Dear Victoria's Secret Models,
Please stop having children. Seriously. Stop. Stop wearing bikinis when you are 40 weeks pregnant. Stop saying you gave birth naturally in your bathtub and it was pain-free. Stop posting pictures of yourself breastfeeding. Stop saying bottle feeding should be illegal. Stop saying you did nothing to lose the weight but breastfeed. Stop running the catwalk six weeks after you give birth. Stop giving your idiotic opinions on child rearing.
Let us normal gals retain just a shred of our dignity after we have a baby by shutting the fuck up about your pregnancies and post-birth experiences/bodies.
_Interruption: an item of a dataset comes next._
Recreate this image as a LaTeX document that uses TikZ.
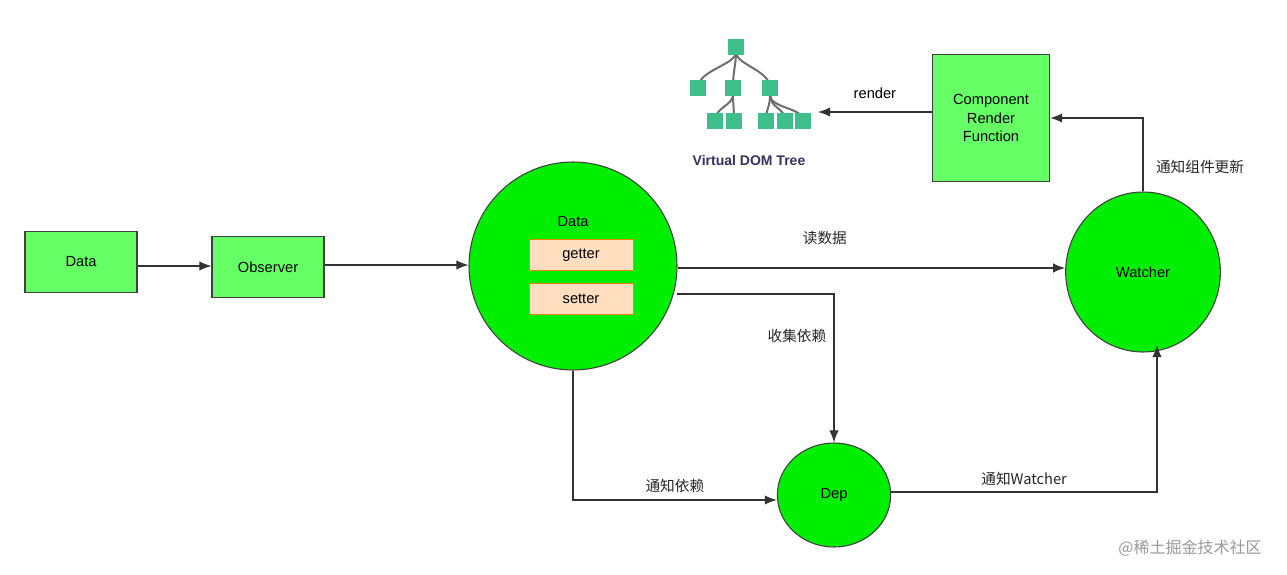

We get it. You have the genes of a God, never gained a pound while pregnant, shot the baby out like it was a fart and put on your size 0 jeans to go home from the hospital (oh wait, you bitches don't believe in hospitals). Us real women gain 50 pounds, go through hours of grueling labor just to end up with c-sections and pour ourselves into our PajamaJeans to head home from the hospital. So there.
From now on, stay at home with your Tom Bradys and Orlando Blooms from the minute the sperm meets the egg to about a year after your genetically blessed little darling hits high school.
All the real moms who want to punch you in the vagina when you go out in a bikini at four weeks postpartum. Bitch.